3. Be ready to hustle
Personal branding per se can only do so much.
You could go a bit further and buy ads but the traditional company doing the same things can drown you with their marketing budget.
That is why you need to hustle.
Because you are a freelancer, you don’t need that many clients to begin with.
Let’s get real. How many gigs can you take on at the same time before pulling all your hair out.
That means you could be very selective in who you wish to hustle to and take a personalized approach which the big boys probably won’t.
And how do you do that?
Well, start with pain points.
Say you are a freelance designer and you spotted this company with a really ugly logo or brochure.
That is your cue to reach out and present to them a watermarked version of what you think could be better.
Showing always beat telling.
4. Know where to find gigs
When I had to come up with a logo for my career coaching practice, I didn’t go to a design agency and paid three digit figures to get it designed.
Instead, I turned to fiverr.com and paid a freelance designer USD$5 for a logo design. Fiverr is a marketplace the connects customers with freelancers.
I took the same route when I needed help to optimize the website for my personal blog. Traditionally, it would have cost me probably around $2,000 to do what is required.
My website? I paid USD$150.
Just as I used these gig aggregators to find freelance vendors, you can also use the same aggregators to market your services.
NTUC U FSE will be holding a freelancer fair on 5th September at with the above gig aggregators for freelancers to sign up based on the type of services you offer.
5. Build your portfolio and customer testimonies
Freelancers Max Wong and Neil Noviyana who offer their services through gig aggregator ServisHero know the value of a happy customer.

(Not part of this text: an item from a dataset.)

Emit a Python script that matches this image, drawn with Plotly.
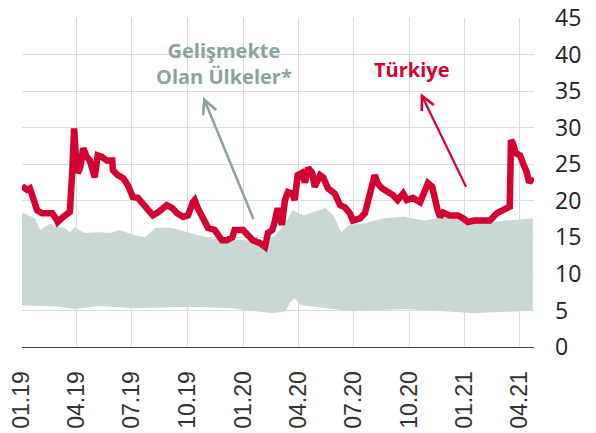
import plotly.graph_objects as go

# Türkiye volatility
tr_dates = ["2019-01-01","2019-01-09","2019-01-14","2019-01-19","2019-01-26","2019-02-03","2019-02-20",
    "2019-02-28","2019-03-01","2019-03-10","2019-03-18","2019-03-21","2019-03-25","2019-03-28","2019-03-31",
    "2019-04-03","2019-04-07","2019-04-12","2019-04-18","2019-04-23","2019-05-01","2019-05-06","2019-05-13",
    "2019-05-21","2019-05-30","2019-05-31","2019-06-08","2019-06-17","2019-06-25","2019-07-03","2019-07-11",
    "2019-07-20","2019-07-26","2019-08-05","2019-08-13","2019-08-28","2019-09-06","2019-09-14","2019-09-24",
    "2019-10-02","2019-10-10","2019-10-13","2019-10-18","2019-10-27","2019-11-04","2019-11-15","2019-11-27",
    "2019-12-05","2019-12-14","2019-12-18","2020-01-01","2020-01-09","2020-01-17","2020-01-29","2020-02-06",
    "2020-02-11","2020-02-18","2020-02-22","2020-02-27","2020-03-05","2020-03-10","2020-03-15","2020-03-22",
    "2020-03-26","2020-03-31","2020-04-07","2020-04-12","2020-04-17","2020-04-24","2020-04-28","2020-05-07",
    "2020-05-12","2020-05-20","2020-05-31","2020-06-09","2020-06-17","2020-06-25","2020-06-30","2020-07-12",
    "2020-07-20","2020-07-28","2020-08-05","2020-08-10","2020-08-17","2020-08-27","2020-09-04","2020-09-12",
    "2020-09-21","2020-09-27","2020-10-07","2020-10-19","2020-10-24","2020-11-01","2020-11-08","2020-11-12",
    "2020-11-17","2020-11-21","2020-11-26","2020-12-07","2020-12-20","2020-12-29","2021-01-06","2021-01-17",
    "2021-01-29","2021-02-11","2021-02-23","2021-03-05","2021-03-13","2021-03-16","2021-03-18","2021-03-21",
    "2021-03-26","2021-04-02","2021-04-07","2021-04-13","2021-04-17","2021-04-23"]
tr_values = [22.0,21.5,21.7,20.4,18.7,18.3,18.3,
    17.3,17.1,17.8,18.3,18.5,24.0,29.9,26.0,
    23.8,24.5,27.2,26.0,25.5,23.2,26.2,26.0,
    25.5,25.5,24.2,23.5,23.1,22.1,20.5,20.4,
    19.5,19.0,18.0,18.4,19.4,19.0,18.3,17.8,
    18.0,19.8,20.1,19.0,17.3,16.3,16.0,14.6,
    14.6,15.0,16.0,16.0,15.3,14.6,14.2,13.7,
    15.6,16.0,17.1,19.0,16.7,20.1,21.2,21.0,
    20.1,23.5,23.8,22.5,24.5,23.8,21.9,23.5,
    23.2,21.7,21.0,19.4,19.1,18.3,17.3,17.6,
    18.3,21.2,23.5,22.4,21.7,21.2,20.8,20.1,
    21.0,20.1,20.4,19.8,21.0,22.4,21.9,20.1,
    18.7,17.8,18.4,18.0,18.0,17.6,17.1,17.3,
    17.3,17.3,18.3,18.7,19.0,19.2,28.3,27.9,
    26.5,26.2,25.1,23.9,22.5,23.2]

# Developing countries range: upper edge
up_dates = ["2019-01-01","2019-01-14","2019-01-22","2019-01-31","2019-02-16","2019-03-01","2019-03-12",
    "2019-03-21","2019-03-29","2019-04-14","2019-05-09","2019-05-26","2019-06-11","2019-07-06","2019-07-23",
    "2019-08-09","2019-09-03","2019-10-06","2019-10-31","2019-11-26","2019-12-30","2020-01-24","2020-02-18",
    "2020-03-06","2020-03-23","2020-04-09","2020-05-04","2020-05-16","2020-05-29","2020-06-11","2020-06-23",
    "2020-07-18","2020-08-20","2020-09-22","2020-10-26","2020-11-28","2021-01-16","2021-03-07","2021-04-23"]
up_values = [18.4,17.9,17.6,16.0,16.9,16.4,16.3,
    15.7,16.4,15.6,15.7,15.6,16.0,15.3,15.0,
    16.3,16.3,15.6,15.0,14.6,14.7,14.3,14.9,
    16.4,18.7,18.0,18.7,19.0,18.0,15.7,16.7,
    16.9,17.6,17.8,17.3,17.8,16.9,17.3,17.6]

# Developing countries range: lower edge
lo_dates = ["2019-01-01","2019-03-04","2019-03-29","2019-05-09","2019-07-06","2019-10-06","2019-12-13",
    "2020-02-18","2020-03-11","2020-03-18","2020-03-26","2020-04-05","2020-04-25","2020-06-30","2020-09-22",
    "2020-11-28","2021-01-16","2021-03-07","2021-04-23"]
lo_values = [5.7,5.5,5.2,5.6,5.3,5.5,5.3,
    4.6,4.9,6.1,6.7,5.7,5.5,4.9,5.2,
    4.9,4.6,4.8,5.0]

tick_vals = ["2019-01-01","2019-04-01","2019-07-01","2019-10-01","2020-01-01","2020-04-01",
             "2020-07-01","2020-10-01","2021-01-01","2021-04-01"]
tick_text = ["01.19","04.19","07.19","10.19","01.20","04.20","07.20","10.20","01.21","04.21"]

RED = "#d50032"
GREY_TXT = "#8aa49c"
BAND = "#c9d8d4"

fig = go.Figure()
fig.add_trace(go.Scatter(
    x=up_dates + lo_dates[::-1], y=up_values + lo_values[::-1],
    fill="toself", fillcolor=BAND, line=dict(width=0, color=BAND),
    mode="lines", hoverinfo="skip", showlegend=False))
fig.add_trace(go.Scatter(
    x=tr_dates, y=tr_values, mode="lines",
    line=dict(color=RED, width=6.5), showlegend=False))

fig.update_layout(
    width=596, height=433,
    margin=dict(l=22, r=62, t=18, b=86),
    plot_bgcolor="white", paper_bgcolor="white",
    showlegend=False,
    xaxis=dict(
        type="date", range=["2019-01-01", "2021-04-25"], automargin=False,
        tickvals=tick_vals, ticktext=tick_text, tickangle=-90,
        showgrid=True, gridcolor="#dcdcdc", gridwidth=1,
        showline=True, linecolor="#444444", linewidth=1,
        ticks="", ticklabelstandoff=14,
        tickfont=dict(family="Liberation Sans, Arial", size=23, color="#333333"),
        zeroline=False),
    yaxis=dict(
        range=[0, 45], dtick=5, side="right", automargin=False,
        showgrid=True, gridcolor="#dcdcdc", gridwidth=1,
        ticks="", ticklabelstandoff=20, zeroline=False, showline=False,
        tickfont=dict(family="Open Sans", size=23, color="#222222")),
)

fig.add_annotation(x="2019-11-30", y=38.8, xref="x", yref="y",
    text="<b>Gelişmekte<br>Olan Ülkeler*</b>", showarrow=False,
    font=dict(family="Open Sans", size=20, color=GREY_TXT), align="center")
fig.add_annotation(x="2020-10-05", y=38.0, xref="x", yref="y",
    text="<b>Türkiye</b>", showarrow=False,
    font=dict(family="Open Sans", size=20, color=RED), align="center")

fig.add_annotation(x="2019-10-27", y=34.2, xref="x", yref="y",
    ax="2020-01-19", ay=17.3, axref="x", ayref="y", text="",
    showarrow=True, arrowhead=5, arrowwidth=2.5, arrowsize=1.1, arrowcolor=GREY_TXT)
fig.add_annotation(x="2020-10-20", y=34.7, xref="x", yref="y",
    ax="2021-01-04", ay=21.7, axref="x", ayref="y", text="",
    showarrow=True, arrowhead=5, arrowwidth=2.2, arrowsize=1.2, arrowcolor=RED)

fig.write_html("out.html", config={"displayModeBar": False},
    post_script="document.body.style.margin='0';document.body.style.overflow='hidden';")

Word of mouth is a powerful marketing tool that can get you more gigs in the long run if you pay attention to the needs of your first few customers.
Besides gaining your reputation as a “model” freelancer who can be counted upon, it is important to make customer testimonies readily available.

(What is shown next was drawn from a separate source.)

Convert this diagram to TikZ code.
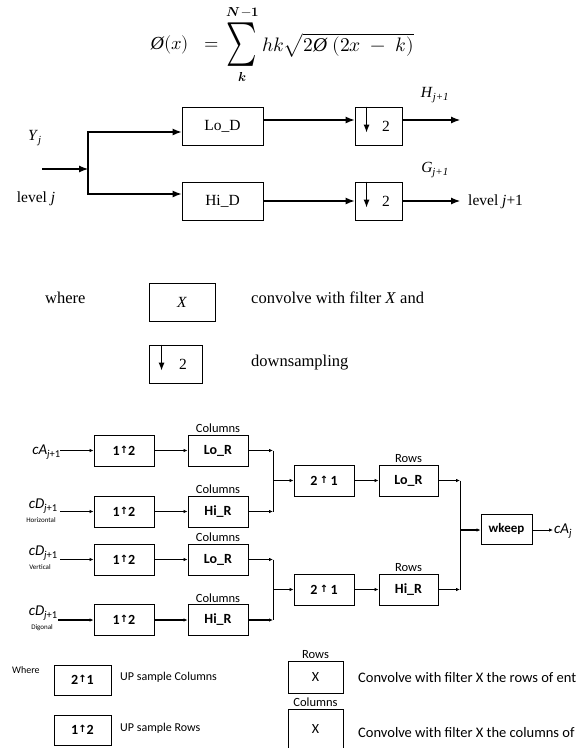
\documentclass[tikz,border=0pt]{standalone}
\usepackage{graphicx}
\usepackage{unicode-math}
\setmainfont{Liberation Serif}
\setmathfont{Latin Modern Math}
\newfontfamily\calib{Carlito}
\newfontfamily\djv{DejaVu Sans}
\usetikzlibrary{arrows.meta}
\newcommand{\upar}{{\djv\fontsize{10}{12}\selectfont\raisebox{0.3ex}{↑}}}
\begin{document}
\begin{tikzpicture}[x=1pt,y=-1pt,
  tb/.style={draw, line width=0.9pt, inner sep=0pt, font=\fontsize{15.5}{17}\selectfont},
  tt/.style={inner sep=0pt, font=\fontsize{15.5}{17}\selectfont},
  ta/.style={line width=1.1pt, -{Latex[length=9pt,width=7pt]}},
  bb/.style={draw, line width=0.9pt, inner sep=0pt, minimum width=60pt, minimum height=31pt, font=\calib\bfseries\fontsize{14}{16}\selectfont},
  ba/.style={line width=0.9pt, -{Latex[length=4pt,width=3.5pt]}},
  bl/.style={line width=0.9pt},
  hv/.style={line width=1.8pt},
  lab/.style={inner sep=0pt, font=\calib\fontsize{12.5}{14}\selectfont},
  ilab/.style={inner sep=0pt, font=\calib\itshape\fontsize{15}{17}\selectfont},
  sml/.style={inner sep=0pt, font=\calib\fontsize{7}{8}\selectfont},
]
\clip (0,0) rectangle (580,748);
\fill[white] (0,0) rectangle (580,748);

% formula
\node[anchor=east, inner sep=0pt, font=\fontsize{18.5}{20}\selectfont] (phx) at (219,45) {{\itshape\O}$(x)\;\;=$};
\node[inner sep=0pt] (sig) at (242,45) {\scalebox{1}[1.5]{\fontsize{29}{30}\selectfont$\sum$}};
\node[inner sep=0pt, font=\fontsize{13}{14}\selectfont] (nm) at (243,12) {$\symbfit{N}\!-\!\symbf{1}$};
\node[inner sep=0pt, font=\fontsize{13}{14}\selectfont] (kk) at (242,77) {$\symbfit{k}$};
\node[anchor=west, inner sep=0pt, font=\fontsize{19.5}{21}\selectfont] (rhs) at (262,45) {$hk\sqrt{2\mbox{\itshape\O}\;(2x\;-\;k)}$};

% top diagram
\node[tb, minimum width=81pt, minimum height=38pt] (lod) at (222.5,126) {Lo\_D};
\node[tb, minimum width=81pt, minimum height=38pt] (hid) at (222.5,201) {Hi\_D};
\node[tb, minimum width=47pt, minimum height=38pt] (dt) at (378.5,126) {};
\node[tb, minimum width=47pt, minimum height=38pt] (db) at (378.5,201) {};
\node[tt] (dt2) at (386,126) {2};
\node[tt] (db2) at (386,201) {2};
\draw[line width=1pt, -{Latex[length=8pt,width=6pt]}] ([xshift=12pt]dt.north west) -- ++(0,26);
\draw[line width=1pt, -{Latex[length=8pt,width=6pt]}] ([xshift=12pt]db.north west) -- ++(0,26);

\node[tt] (yj) at (35,138) {\textit{Y}\textsubscript{\textit{j}}};
\node[tt] (lvj) at (36,199) {level \textit{j}};
\node[tt] (hj) at (435,95) {\textit{H}\textsubscript{\textit{j+1}}};
\node[tt] (gj) at (435,170) {\textit{G}\textsubscript{\textit{j+1}}};
\node[tt, anchor=west] (lvj1) at (468,202) {level \textit{j}+1};

\coordinate (tin) at (42,169);
\coordinate (tsp) at (88,169);
\draw[ta] (tin) -- (tsp);
\draw[ta] (tsp) |- ([yshift=-6pt]lod.west);
\draw[ta] (tsp) |- ([yshift=7pt]hid.west);
\draw[ta] ([yshift=6pt]lod.east) -- ([yshift=6pt]dt.west);
\draw[ta] (hid.east) -- (db.west);
\coordinate (hout) at (460,120);
\coordinate (gout) at (460,201);
\draw[ta] ([yshift=6pt]dt.east) -- (hout);
\draw[ta] (db.east) -- (gout);

% top legend
\node[tt, anchor=west, font=\fontsize{16.5}{18}\selectfont] (wh) at (45,298) {where};
\node[tb, minimum width=66pt, minimum height=38pt] (lx) at (182,302) {\textit{X}};
\node[tt, anchor=west, font=\fontsize{16.5}{18}\selectfont] (lxt) at (251,298) {convolve with filter \textit{X} and};
\node[tb, minimum width=53pt, minimum height=38pt] (ld) at (175.5,364) {};
\node[tt] (ld2) at (183,364) {2};
\draw[line width=1pt, -{Latex[length=8pt,width=6pt]}] ([xshift=13pt]ld.north west) -- ++(0,26);
\node[tt, anchor=west, font=\fontsize{16.5}{18}\selectfont] (ldt) at (251,363) {downsampling};

% bottom diagram, first column
\node[bb] (u1) at (124,450.5) {1\upar2};
\node[bb] (u2) at (124,511.5) {1\upar2};
\node[bb] (u3) at (124,559.5) {1\upar2};
\node[bb] (u4) at (124,620) {1\upar2};
\node[bb] (c1) at (218,450.5) {Lo\_R};
\node[bb] (c2) at (218,511.5) {Hi\_R};
\node[bb] (c3) at (218,559.5) {Lo\_R};
\node[bb] (c4) at (218,620) {Hi\_R};
\node[lab, anchor=south] (cl1) at ([yshift=1.5pt]c1.north) {Columns};
\node[lab, anchor=south] (cl2) at ([yshift=1.5pt]c2.north) {Columns};
\node[lab, anchor=south] (cl3) at ([yshift=1.5pt]c3.north) {Columns};
\node[lab, anchor=south] (cl4) at ([yshift=1.5pt]c4.north) {Columns};

% inputs
\node[ilab, anchor=east] (a1) at (61,452) {cA\textsubscript{\itshape j\upshape+1}};
\node[ilab, anchor=east] (a2) at (58,506) {cD\textsubscript{\itshape j\upshape+1}};
\node[sml] (h2) at (41,520) {Horizontal};
\node[ilab, anchor=east] (a3) at (58,553) {cD\textsubscript{\itshape j\upshape+1}};
\node[sml] (h3) at (40,567) {Vertical};
\node[ilab, anchor=east] (a4) at (58,613) {cD\textsubscript{\itshape j\upshape+1}};
\node[sml] (h4) at (42,628) {Digonal};
\coordinate (i1) at (60,450.5);
\coordinate (i2) at (60,511.5);
\coordinate (i3) at (60,559.5);
\coordinate (i4) at (58,620);
\draw[ba,hv] (i1) -- (u1.west);
\draw[ba] (i2) -- (u2.west);
\draw[ba] (i3) -- (u3.west);
\draw[ba,hv] (i4) -- (u4.west);
\draw[ba] (u1.east) -- (c1.west);
\draw[ba] (u2.east) -- (c2.west);
\draw[ba] (u3.east) -- (c3.west);
\draw[ba,hv] (u4.east) -- (c4.west);

% merges stage 1
\coordinate (m1a) at (273,450.5);
\coordinate (m1b) at (273,511.5);
\coordinate (m1) at (273,480.5);
\coordinate (m2a) at (273,559.5);
\coordinate (m2b) at (273,620);
\coordinate (m2) at (273,589.5);
\draw[ba] (c1.east) -- (m1a);
\draw[ba,hv] (c2.east) -- (m1b);
\draw[bl] (m1a) -- (m1b);
\draw[ba] (c3.east) -- (m2a);
\draw[ba,hv] (c4.east) -- (m2b);
\draw[bl] (m2a) -- (m2b);

% stage 2
\node[bb] (d1) at (324,480.5) {2\,\upar\,1};
\node[bb] (d2) at (324,589.5) {2\,\upar\,1};
\node[bb, minimum width=59pt] (e1) at (408.5,480.5) {Lo\_R};
\node[bb, minimum width=59pt] (e2) at (408.5,589.5) {Hi\_R};
\node[lab, anchor=south] (rl1) at ([yshift=2pt]e1.north) {Rows};
\node[lab, anchor=south] (rl2) at ([yshift=2pt]e2.north) {Rows};
\draw[ba,hv] (m1) -- (d1.west);
\draw[ba] (m2) -- (d2.west);
\draw[ba,hv] (d1.east) -- (e1.west);
\draw[ba] (d2.east) -- (e2.west);

\coordinate (n1a) at (460,480.5);
\coordinate (n1b) at (460,589.5);
\coordinate (n1) at (460,530);
\draw[ba,hv] (e1.east) -- (n1a);
\draw[ba] (e2.east) -- (n1b);
\draw[bl] (n1a) -- (n1b);
\node[bb, minimum width=51pt, minimum height=30pt, font=\calib\bfseries\fontsize{13}{15}\selectfont] (wk) at (506.5,529) {wkeep};
\draw[ba,hv] (n1) -- (wk.west |- n1);
\coordinate (cout) at (553,530);
\draw[ba] (wk.east |- cout) -- (cout);
\node[ilab, anchor=west] (caj) at (554,531) {cA\textsubscript{\itshape j}};

% bottom legend
\node[lab, anchor=west, font=\calib\fontsize{10}{12}\selectfont] (wh2) at (12,670) {Where};
\node[bb, minimum width=57pt, minimum height=30pt] (lg1) at (82.5,680) {2\upar1};
\node[lab, anchor=west, font=\calib\fontsize{12}{14}\selectfont] (lg1t) at (120,677) {UP sample Columns};
\node[bb, minimum width=57pt, minimum height=30pt] (lg2) at (82.5,730) {1\upar2};
\node[lab, anchor=west, font=\calib\fontsize{12}{14}\selectfont] (lg2t) at (120,728) {UP sample Rows};
\node[bb, minimum width=55pt, minimum height=32pt, font=\calib\fontsize{14}{16}\selectfont] (lg3) at (315.5,677) {X};
\node[lab, anchor=south] (lg3l) at ([yshift=1.5pt]lg3.north) {Rows};
\node[lab, anchor=west, font=\calib\fontsize{14.5}{16}\selectfont] (lg3t) at (358,678) {Convolve with filter X the rows of ent};
\node[bb, minimum width=55pt, minimum height=40pt, font=\calib\fontsize{14}{16}\selectfont] (lg4) at (315.5,729) {X};
\node[lab, anchor=south] (lg4l) at ([yshift=1.5pt]lg4.north) {Columns};
\node[lab, anchor=west, font=\calib\fontsize{14.5}{16}\selectfont] (lg4t) at (358,733) {Convolve with filter X the columns of};
\end{tikzpicture}
\end{document}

Freelance piano teacher Joy Chan invested her own earnings to develop her own website so she can showcase customer testimonials and collect leads to new customers.
As long as you have a personal online platform (could be a website, LinkedIn, Facebook page, blog etc), don’t waste it.
Freelancing isn’t the easiest thing to do, especially if you are averse to uncertainty.
But if you prefer a flexible work schedule (like Novi who needs time to look after her three children) and independence to choose your jobs, the gig economy is increasingly becoming more attractive to working people in Singapore.